Photo taken by contributor Carrie Hilgert, a 36-year-old photographer and portrait artist from Northeast Kansas. After venturing into digital photography, she became interested in documenting her life with self portraits. This became particularly helpful when her life started to fall apart due to depression. All her other creative outlets left her, but she could always process her very dark feelings with self portraits. While she is doing much better now, she maintains compassion for those going through these hard things and hopes that her photography can give an honest insight into something that makes most people feel very isolated and alone.
About this photo: “This child.
He is growing into someone I never expected. This is my favorite thing that life does. Just when you think you have something or someone figured out, one day you realize everything you feared would happen, doesn’t.
Jack is my 3rd born. He was my youngest human for six years. That’s long enough to believe you’re the youngest. Know what I mean? I really think there’s something to that whole birth order thing. I’m the oldest and not only are we the burden bearers of this world, we are also martyrs extraordinaire and walk around with a sense of entitlement.
It’s a well earned entitlement. We are the guinea pigs in which moms and dads cut their parental teeth on; making all the mistakes they have to apologize for later.
So Jack had plenty of time to get settled in his baby-of-the-family role before SURPRISE, SURPRISE, here comes another small human no one expected.

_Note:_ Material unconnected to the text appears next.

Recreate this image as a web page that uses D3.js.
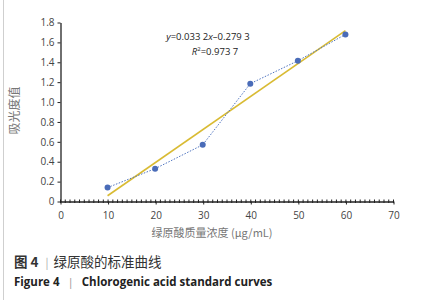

Least of all me.
To top it off, Jack had some delays and behavioral issues that made him seem even more the baby. When the caboose showed up, I’m pretty sure Jack regressed. For several years. And there was weeping and gnashing of teeth.

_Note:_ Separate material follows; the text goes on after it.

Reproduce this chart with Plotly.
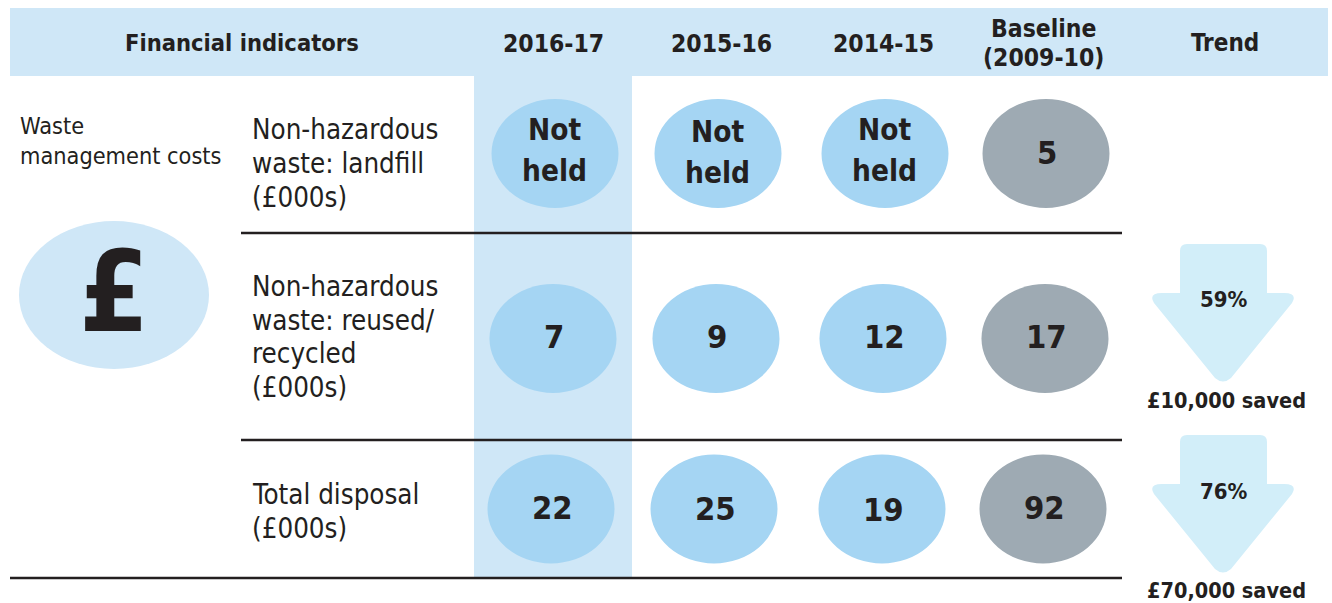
import plotly.graph_objects as go

title = "Financial indicators"
periods = ["2016-17", "2015-16", "2014-15", "Baseline<br>(2009-10)"]
trend_title = "Trend"
group_label = "Waste<br>management costs"
symbol = "£"
row_labels = ["Non-hazardous<br>waste: landfill<br>(£000s)",
              "Non-hazardous<br>waste: reused/<br>recycled<br>(£000s)",
              "Total disposal<br>(£000s)"]
row_values = [["Not<br>held", "Not<br>held", "Not<br>held", "5"],
              ["7", "9", "12", "17"],
              ["22", "25", "19", "92"]]
trend_pct = ["59%", "76%"]
trend_saved = ["£10,000 saved", "£70,000 saved"]

# layout (pixel grid)
FONT = "DejaVu Sans Condensed, DejaVu Sans"
INK = "#231f20"
BAND = "#cfe7f7"
BLUE = "#a5d5f3"
GREY = "#9eaab3"
ARROW = "#d2eef9"
head_x = [553, 721, 883, 1043.5]
cell_x = [[555, 718, 885, 1046], [553, 716, 883, 1045], [551, 714, 882, 1043]]
cell_y = [153.5, 338.5, 509]
text_y = [[150.5, 152.5, 150.5, 152.5], [337, 337, 337, 337], [508, 509, 510, 508]]
cell_rx, cell_ry = 63.5, 54.5
label_y = [163, 336.5, 511]
arrow_top = [244, 435]

shapes, ann = [], []

def rect(x0, y0, x1, y1, color):
    shapes.append(dict(type="rect", x0=x0, y0=y0, x1=x1, y1=y1, fillcolor=color,
                       line_width=0, layer="below"))

def line(x0, x1, y):
    shapes.append(dict(type="line", x0=x0, x1=x1, y0=y, y1=y,
                       line=dict(color=INK, width=2.5)))

def text(x, y, s, size, bold=False, anchor="center", lh=None):
    parts = s.split("<br>")
    lh = lh or size * 1.3
    y0 = y - lh * (len(parts) - 1) / 2
    for i, part in enumerate(parts):
        t = f"<b>{part}</b>" if bold else part
        ann.append(dict(x=x, y=y0 + i * lh, text=t, showarrow=False, xanchor=anchor,
                        yanchor="middle", font=dict(family=FONT, size=size, color=INK)))

rect(10, 8, 1328, 76, BAND)
rect(474, 76, 632, 579, BAND)
line(241, 1122, 233)
line(241, 1122, 440)
line(10, 1122, 578)

text(241.5, 43, title, 23.5, True)
for x, p in zip(head_x, periods):
    text(x, 43, p, 24.5, True, lh=29)
text(1225, 43, trend_title, 24, True)

text(18, 140.5, group_label, 23.3, anchor="left", lh=30)
shapes.append(dict(type="circle", x0=19, x1=209, y0=221, y1=369, fillcolor=BAND, line_width=0))
text(114, 292, symbol, 112, True)

for r, vals in enumerate(row_values):
    text(250, label_y[r], row_labels[r], 27.5, anchor="left", lh=33.7)
    for c, v in enumerate(vals):
        cx, cy = cell_x[r][c], cell_y[r]
        shapes.append(dict(type="circle", x0=cx - cell_rx, x1=cx + cell_rx,
                           y0=cy - cell_ry, y1=cy + cell_ry,
                           fillcolor=GREY if c == 3 else BLUE, line_width=0))
        is_note = "<br>" in v
        text(cx - (1 if is_note else -1), text_y[r][c], v, 29.5 if is_note else 32.5, True, lh=41)

for i, (top, pct, saved) in enumerate(zip(arrow_top, trend_pct, trend_saved)):
    s = top - 244
    p = (f"M 1187,{244+s} L 1260,{244+s} Q 1267,{244+s} 1267,{251+s} L 1267,{293+s} "
         f"L 1284,{293+s} Q 1298,{293+s} 1292,{303+s} L 1231,{378+s} Q 1223,{385+s} 1215,{378+s} "
         f"L 1154,{303+s} Q 1148,{293+s} 1162,{293+s} L 1180,{293+s} L 1180,{251+s} "
         f"Q 1180,{244+s} 1187,{244+s} Z")
    shapes.append(dict(type="path", path=p, fillcolor=ARROW, line_width=0, layer="below"))
    text(1223.5, 299 + s + i, pct, 22, True)
    text(1226.5, [400, 590][i], saved, 21.5, True)

fig = go.Figure()
fig.update_layout(
    width=1332, height=603, margin=dict(l=0, r=0, t=0, b=0),
    paper_bgcolor="white", plot_bgcolor="white", showlegend=False,
    xaxis=dict(range=[0, 1332], visible=False, fixedrange=True),
    yaxis=dict(range=[603, 0], visible=False, fixedrange=True),
    shapes=shapes, annotations=ann,
)
fig.write_html("out.html", config=dict(displayModeBar=False),
               post_script="document.body.style.margin='0';document.body.style.overflow='hidden';")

He was volatile, overly emotional, hyperactive, inconsolable and unpredictable. And that was just a typical morning.
Once we put him in public school (we homeschooled for 7-8 years), it seemed good for him but he had issues for a long while. He couldn’t switch schedules from the weekend to the weekdays without crying. He went through periods of depression and saw a counselor at school and outside of school. In all fairness, some of this happened when his dad and I split up and I think he just took it the hardest.
That was difficult to watch. I felt helpless.
But now? A completely different kid. Time has a way of going on and turning and the thing you wished would be solved gets kind of lost in all that. And one day you see a photo or they walk through the room with this different demeanor and it hits you. That thing is just gone. It’s over. And there is this new person now. Or maybe just the one that had been pushed down inside because of life’s stress.
And it’s wonderful.
When the Austrian came into the picture, I felt in my bones that it would be this positive effect on all my kids. And I was right. There is something special about this man that draws people to him, even though he claims to be anti social. The kids love him. Jack has never tried so hard to do his chores without being reminded. The other night he got angry with the smallest human and lost it for a few minutes. I realized then that he hadn’t done that in months. That there hadn’t been any brotherly altercations with the large human boy/man either, for a very long time.
The Austrian said of Jack, “he’s a special kid that will do special things, if he figures it all out.” I think he has a chance now, more than ever.
It’s times like this, when I see the growth in such a child that I had almost lost hope for, that I am so glad I made the decision to end my marriage. I know that sounds bad, but the environment was horrible. I was depressed, the kids were depressed. Their dad had created a black hole of misery. I don’t think he ever knew how to fix it. So I had to.
I’m just really lucky that I get to have a part in these human’s lives and somehow woke up before it was too late.”